What are the symptoms of an osteochondral lesion of the talus?

The main symptom is ankle pain, often when standing or weight bearing. As cartilage injuries have a poor spontaneous healing response, symptomatic OLTs often require surgical treatment.

How is an osteochondral lesion of the talus diagnosed?

Foot and ankle surgeons may have a suspicion for OLT from a patient’s history and symptoms. Routine x-rays often miss up to 50% of these injuries as it is unable to detect overlying cartilage injuries. Therefore, an MRI is recommended for a definitive diagnosis with high sensitivity to cartilage and bone changes. MRI can also detect other related pathology, such as ligament or tendon injuries.

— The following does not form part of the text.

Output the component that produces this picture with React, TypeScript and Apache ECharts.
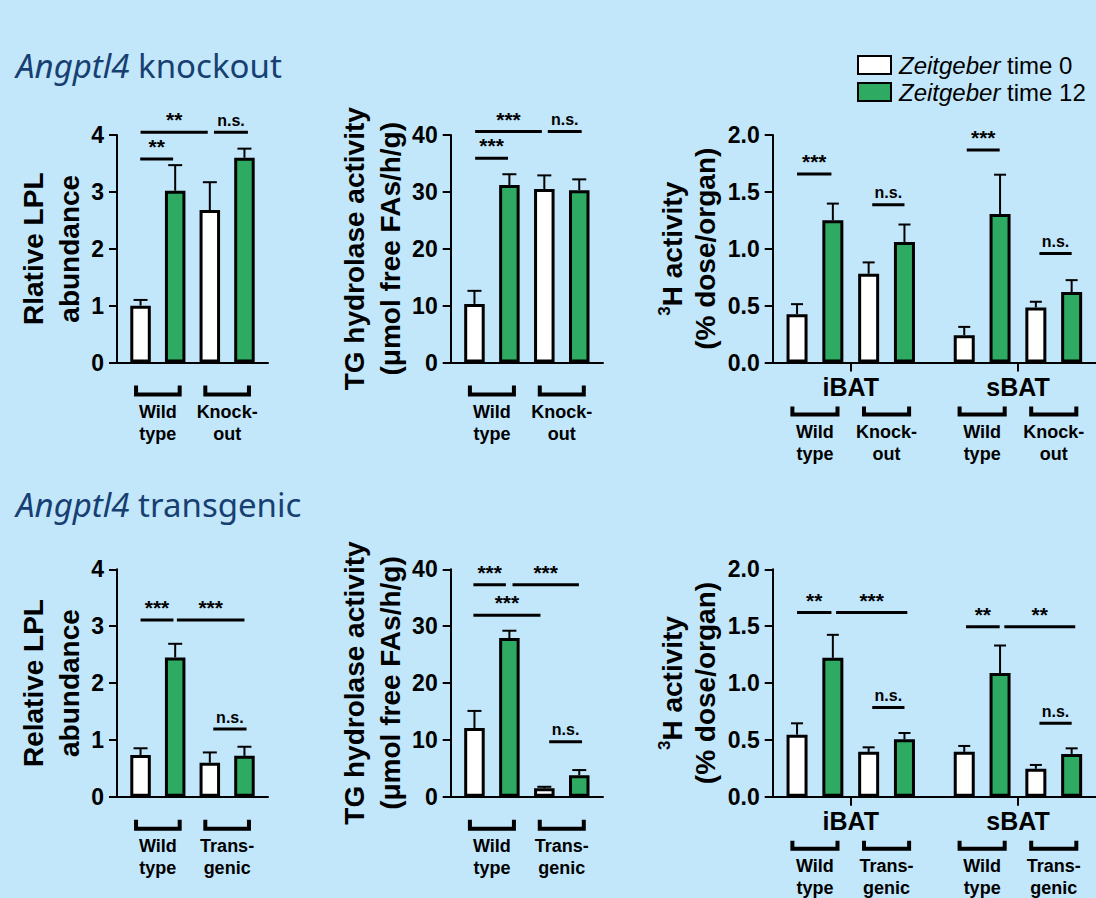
import React, { useEffect, useRef } from "react";
import * as echarts from "echarts";

const FONT = '"Liberation Sans", Arial, Helvetica, sans-serif';
const BG = "#C2E7FB";
const GREEN = "#2EAA62";
const NAVY = "#173F72";

const ZT0 = "Zeitgeber time 0";
const ZT12 = "Zeitgeber time 12";

// group labels
const koGroups = ["Wild\ntype", "Knock-\nout"];
const tgGroups = ["Wild\ntype", "Trans-\ngenic"];
const koGroupsWide = ["Wild\ntype", "Knock-\nout", "Wild\ntype", "Knock-\nout"];
const tgGroupsWide = ["Wild\ntype", "Trans-\ngenic", "Wild\ntype", "Trans-\ngenic"];
const tissues = ["iBAT", "sBAT"];

// layout: first-bar position of each genotype group (bars at start and start+1)
const NARROW_STARTS = [0, 2];
const WIDE_STARTS = [0, 2, 4.67, 6.67];

// ---- Angptl4 knockout ----
// Relative LPL abundance (WT, KO)
const koLplZt0 = [1.0, 2.68];
const koLplZt0Sem = [0.1, 0.49];
const koLplZt12 = [3.02, 3.6];
const koLplZt12Sem = [0.45, 0.16];
const koLplSig: [number, number, number, string][] = [
  [-0.01, 0.94, 3.58, "**"],
  [0, 1.94, 4.05, "**"],
  [2.12, 3.1, 4.05, "n.s."],
];

// TG hydrolase activity (WT, KO)
const koTgZt0 = [10.3, 30.5];
const koTgZt0Sem = [2.3, 2.4];
const koTgZt12 = [31.2, 30.3];
const koTgZt12Sem = [1.9, 1.9];
const koTgSig: [number, number, number, string][] = [
  [0.02, 0.96, 35.9, "***"],
  [0.02, 1.93, 40.6, "***"],
  [2.1, 3.07, 40.6, "n.s."],
];

// 3H activity (iBAT WT, iBAT KO, sBAT WT, sBAT KO)
const koHZt0 = [0.425, 0.78, 0.24, 0.484];
const koHZt0Sem = [0.088, 0.1, 0.073, 0.05];
const koHZt12 = [1.25, 1.06, 1.305, 0.619];
const koHZt12Sem = [0.147, 0.153, 0.346, 0.105];
const koHSig: [number, number, number, string][] = [
  [0, 0.96, 1.657, "***"],
  [2.1, 3.0, 1.387, "n.s."],
  [4.74, 5.66, 1.868, "***"],
  [6.77, 7.67, 0.959, "n.s."],
];

// ---- Angptl4 transgenic ----
const tgLplZt0 = [0.733, 0.6];
const tgLplZt0Sem = [0.12, 0.18];
const tgLplZt12 = [2.45, 0.72];
const tgLplZt12Sem = [0.24, 0.16];
const tgLplSig: [number, number, number, string][] = [
  [0, 0.95, 3.11, "***"],
  [1.05, 3.0, 3.11, "***"],
  [2.1, 3.06, 1.19, "n.s."],
];

const tgTgZt0 = [12.1, 1.5];
const tgTgZt0Sem = [3.0, 0.26];
const tgTgZt12 = [27.9, 3.8];
const tgTgZt12Sem = [1.3, 0.9];
const tgTgSig: [number, number, number, string][] = [
  [-0.03, 0.9, 37.3, "***"],
  [1.09, 2.99, 37.3, "***"],
  [-0.03, 1.89, 31.9, "***"],
  [2.14, 3.08, 9.67, "n.s."],
];

const tgHZt0 = [0.546, 0.395, 0.395, 0.246];
const tgHZt0Sem = [0.1, 0.04, 0.052, 0.034];
const tgHZt12 = [1.222, 0.505, 1.088, 0.377];
const tgHZt12Sem = [0.202, 0.056, 0.242, 0.049];
const tgHSig: [number, number, number, string][] = [
  [0, 0.96, 1.62, "**"],
  [1.09, 3.08, 1.62, "***"],
  [2.1, 3.0, 0.786, "n.s."],
  [4.72, 5.66, 1.495, "**"],
  [5.79, 7.77, 1.495, "**"],
  [6.77, 7.67, 0.646, "n.s."],
];

const LPL_NAME_KO = "Rlative LPL\nabundance";
const LPL_NAME_TG = "Relative LPL\nabundance";
const TG_NAME = "TG hydrolase activity\n(\u03bcmol free FAs/h/g)";
const H_NAME = "{sup|3}H activity\n(% dose/organ)";

type Panel = {
  grid: any;
  wide: boolean;
  yMax: number;
  yInt: number;
  dec: number;
  name: string;
  nameGap: number;
  lineH: number;
  zt0: number[];
  zt0Sem: number[];
  zt12: number[];
  zt12Sem: number[];
  sig: [number, number, number, string][];
  groups: string[];
};

const TOP_Y = 135;
const BOT_Y = 569.3;
const H = 227.5;

const panels: Panel[] = [
  { grid: { left: 117, top: TOP_Y, width: 151, height: H }, wide: false, yMax: 4, yInt: 1, dec: 0, name: LPL_NAME_KO, nameGap: 29, lineH: 36, zt0: koLplZt0, zt0Sem: koLplZt0Sem, zt12: koLplZt12, zt12Sem: koLplZt12Sem, sig: koLplSig, groups: koGroups },
  { grid: { left: 450.7, top: TOP_Y, width: 152.3, height: H }, wide: false, yMax: 40, yInt: 10, dec: 0, name: TG_NAME, nameGap: 41, lineH: 36, zt0: koTgZt0, zt0Sem: koTgZt0Sem, zt12: koTgZt12, zt12Sem: koTgZt12Sem, sig: koTgSig, groups: koGroups },
  { grid: { left: 772.7, top: TOP_Y, width: 339.5, height: H }, wide: true, yMax: 2, yInt: 0.5, dec: 1, name: H_NAME, nameGap: 51, lineH: 33, zt0: koHZt0, zt0Sem: koHZt0Sem, zt12: koHZt12, zt12Sem: koHZt12Sem, sig: koHSig, groups: koGroupsWide },
  { grid: { left: 117, top: BOT_Y, width: 151, height: H }, wide: false, yMax: 4, yInt: 1, dec: 0, name: LPL_NAME_TG, nameGap: 29, lineH: 36, zt0: tgLplZt0, zt0Sem: tgLplZt0Sem, zt12: tgLplZt12, zt12Sem: tgLplZt12Sem, sig: tgLplSig, groups: tgGroups },
  { grid: { left: 450.7, top: BOT_Y, width: 152.3, height: H }, wide: false, yMax: 40, yInt: 10, dec: 0, name: TG_NAME, nameGap: 41, lineH: 36, zt0: tgTgZt0, zt0Sem: tgTgZt0Sem, zt12: tgTgZt12, zt12Sem: tgTgZt12Sem, sig: tgTgSig, groups: tgGroups },
  { grid: { left: 772.7, top: BOT_Y, width: 339.5, height: H }, wide: true, yMax: 2, yInt: 0.5, dec: 1, name: H_NAME, nameGap: 51, lineH: 33, zt0: tgHZt0, zt0Sem: tgHZt0Sem, zt12: tgHZt12, zt12Sem: tgHZt12Sem, sig: tgHSig, groups: tgGroupsWide },
];

function buildOption() {
  const grid: any[] = [];
  const xAxis: any[] = [];
  const yAxis: any[] = [];
  const series: any[] = [];

  panels.forEach((p, i) => {
    const starts = p.wide ? WIDE_STARTS : NARROW_STARTS;
    const tissueCenters = p.wide ? [(starts[0] + starts[1] + 1) / 2, (starts[2] + starts[3] + 1) / 2] : [];
    grid.push({ ...p.grid, containLabel: false });
    xAxis.push({
      gridIndex: i,
      type: "value",
      min: -0.68,
      max: p.wide ? 8.35 : 3.68,
      axisLine: { show: true, onZero: false, lineStyle: { color: "#000", width: 2 } },
      splitLine: { show: false },
      axisTick: p.wide
        ? { show: true, customValues: tissueCenters, length: 9, lineStyle: { color: "#000", width: 2 } }
        : { show: false },
      axisLabel: p.wide
        ? {
            show: true,
            customValues: tissueCenters,
            formatter: (v: number) => tissues[Math.abs(v - tissueCenters[0]) < 0.5 ? 0 : 1],
            margin: 12,
            fontSize: 25,
            fontWeight: "bold",
            color: "#000",
            fontFamily: FONT,
          }
        : { show: false },
    });
    yAxis.push({
      gridIndex: i,
      type: "value",
      min: 0,
      max: p.yMax,
      interval: p.yInt,
      axisLine: { show: true, onZero: false, lineStyle: { color: "#000", width: 2 } },
      axisTick: { show: true, length: 8, lineStyle: { color: "#000", width: 2 } },
      splitLine: { show: false },
      axisLabel: {
        margin: 13,
        fontSize: 23,
        fontWeight: "bold",
        color: "#000",
        fontFamily: FONT,
        formatter: (v: number) => v.toFixed(p.dec),
      },
      name: p.name,
      nameLocation: "middle",
      nameGap: p.nameGap,
      nameTextStyle: {
        fontSize: 28,
        fontWeight: "bold",
        color: "#000",
        fontFamily: FONT,
        lineHeight: p.lineH,
        rich: {
          sup: { fontSize: 17, fontWeight: "bold", fontFamily: FONT, color: "#000", verticalAlign: "top", lineHeight: 20 },
        },
      },
    });

    const barW = p.wide ? 21 : 20.5;
    series.push({
      type: "bar",
      name: ZT0,
      xAxisIndex: i,
      yAxisIndex: i,
      barWidth: barW,
      barGap: "-100%",
      itemStyle: { color: "#ffffff", borderColor: "#000", borderWidth: 3 },
      data: p.zt0.map((v, k) => [starts[k], v]),
      z: 3,
    });
    series.push({
      type: "bar",
      name: ZT12,
      xAxisIndex: i,
      yAxisIndex: i,
      barWidth: barW,
      barGap: "-100%",
      itemStyle: { color: GREEN, borderColor: "#000", borderWidth: 3 },
      data: p.zt12.map((v, k) => [starts[k] + 1, v]),
      z: 3,
    });

    // error bars (upper only)
    const errData: number[][] = [];
    p.zt0.forEach((v, k) => errData.push([starts[k], v, v + p.zt0Sem[k]]));
    p.zt12.forEach((v, k) => errData.push([starts[k] + 1, v, v + p.zt12Sem[k]]));
    const cap = p.wide ? 6 : 7;
    series.push({
      type: "custom",
      xAxisIndex: i,
      yAxisIndex: i,
      z: 2,
      silent: true,
      data: errData,
      renderItem: (params: any, api: any) => {
        const b = api.coord([api.value(0), api.value(1)]);
        const t = api.coord([api.value(0), api.value(2)]);
        return {
          type: "group",
          children: [
            { type: "line", shape: { x1: b[0], y1: b[1], x2: t[0], y2: t[1] }, style: { stroke: "#000", lineWidth: 2 } },
            { type: "line", shape: { x1: t[0] - cap, y1: t[1], x2: t[0] + cap, y2: t[1] }, style: { stroke: "#000", lineWidth: 2 } },
          ],
        };
      },
    });

    // significance annotations
    series.push({
      type: "custom",
      xAxisIndex: i,
      yAxisIndex: i,
      z: 4,
      silent: true,
      clip: false,
      data: p.sig.map((s, k) => [s[0], s[1], s[2], k]),
      renderItem: (params: any, api: any) => {
        const a = api.coord([api.value(0), api.value(2)]);
        const b = api.coord([api.value(1), api.value(2)]);
        const label = p.sig[api.value(3)][3];
        const star = label.indexOf("*") >= 0;
        return {
          type: "group",
          children: [
            { type: "line", shape: { x1: a[0], y1: a[1], x2: b[0], y2: b[1] }, style: { stroke: "#000", lineWidth: 3 } },
            {
              type: "text",
              style: {
                text: label,
                x: (a[0] + b[0]) / 2,
                y: a[1] - (star ? 2 : 4),
                textAlign: "center",
                textVerticalAlign: "bottom",
                font: `bold ${star ? 21 : 16}px ${FONT}`,
                fill: "#000",
              },
            },
          ],
        };
      },
    });

    // genotype brackets and labels
    const dyB = p.wide ? 44 : 23;
    const bh = p.wide ? 8 : 9;
    const dyT = p.wide ? 58 : 38;
    series.push({
      type: "custom",
      xAxisIndex: i,
      yAxisIndex: i,
      z: 4,
      silent: true,
      clip: false,
      data: starts.map((s, k) => [s, 0, k]),
      renderItem: (params: any, api: any) => {
        const s = api.value(0);
        const l = api.coord([s - 0.13, 0]);
        const r = api.coord([s + 1.13, 0]);
        const y0 = l[1];
        const label = p.groups[api.value(2)];
        return {
          type: "group",
          children: [
            {
              type: "polyline",
              shape: { points: [[l[0], y0 + dyB], [l[0], y0 + dyB + bh], [r[0], y0 + dyB + bh], [r[0], y0 + dyB]] },
              style: { stroke: "#000", lineWidth: 4, fill: null },
            },
            {
              type: "text",
              style: {
                text: label,
                x: (l[0] + r[0]) / 2,
                y: y0 + dyT,
                textAlign: "center",
                textVerticalAlign: "top",
                font: `bold 18px ${FONT}`,
                lineHeight: 22,
                fill: "#000",
              },
            },
          ],
        };
      },
    });
  });

  const titleStyle = (txt: string, top: number) => ({
    text: txt,
    left: 16,
    top,
    padding: 0,
    textStyle: {
      fontFamily: "Noto Sans",
      fontSize: 33,
      fontWeight: "normal",
      color: NAVY,
      rich: { i: { fontFamily: "Noto Sans", fontSize: 33, fontStyle: "italic", color: NAVY } },
    },
  });

  return {
    animation: false,
    backgroundColor: BG,
    title: [titleStyle("{i|Angptl4} knockout", 49), titleStyle("{i|Angptl4} transgenic", 488)],
    legend: {
      data: [ZT0, ZT12],
      left: 857,
      top: 53,
      padding: 0,
      orient: "vertical",
      icon: "rect",
      itemWidth: 33,
      itemHeight: 18,
      itemGap: 3,
      selectedMode: false,
      itemStyle: { borderColor: "#000", borderWidth: 2 },
      formatter: (n: string) => n.replace("Zeitgeber", "{i|Zeitgeber}"),
      textStyle: {
        fontSize: 24,
        fontFamily: FONT,
        color: "#000",
        padding: [0, 0, 0, 3],
        rich: { i: { fontSize: 24, fontFamily: FONT, fontStyle: "italic", color: "#000" } },
      },
    },
    grid,
    xAxis,
    yAxis,
    series,
  };
}

export default function App() {
  const ref = useRef<HTMLDivElement>(null);
  useEffect(() => {
    if (!ref.current) return;
    const chart = echarts.init(ref.current, null, { renderer: "svg" });
    chart.setOption(buildOption() as any);
    return () => chart.dispose();
  }, []);
  return (
    <div
      ref={ref}
      style={{ position: "fixed", left: 0, top: 0, width: 1096, height: 898, background: BG }}
    />
  );
}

How is an osteochondral lesion of the talus treated?

Lesion size and location determine the appropriate treatment strategy. Reparative procedures such as bone marrow stimulation is indicated for lesions of less than 10 mm in diameter and performed by minimally invasive arthroscopic techniques. Injured cartilage and bone are removed to promote healing stimulation. Larger lesions are best treated with replacement procedures including autologous osteochondral transplantation.

Biological agents such as platelet-rich plasma (PRP) and bone marrow aspirate concentrate (BMAC) have been more recently studied as an adjunct to surgical treatment and good evidence of effectiveness is established. These biologics release a number of cytokines and growth factors that stimulate the healing of cartilage and bone. OLTs are common. Any player who has an ankle sprain that is not resolving should consider an MRI to out rule these cartilage injuries. Treatment, when started soon, shows excellent outcomes with the addition of biologic adjuvants. These outcomes have been improving.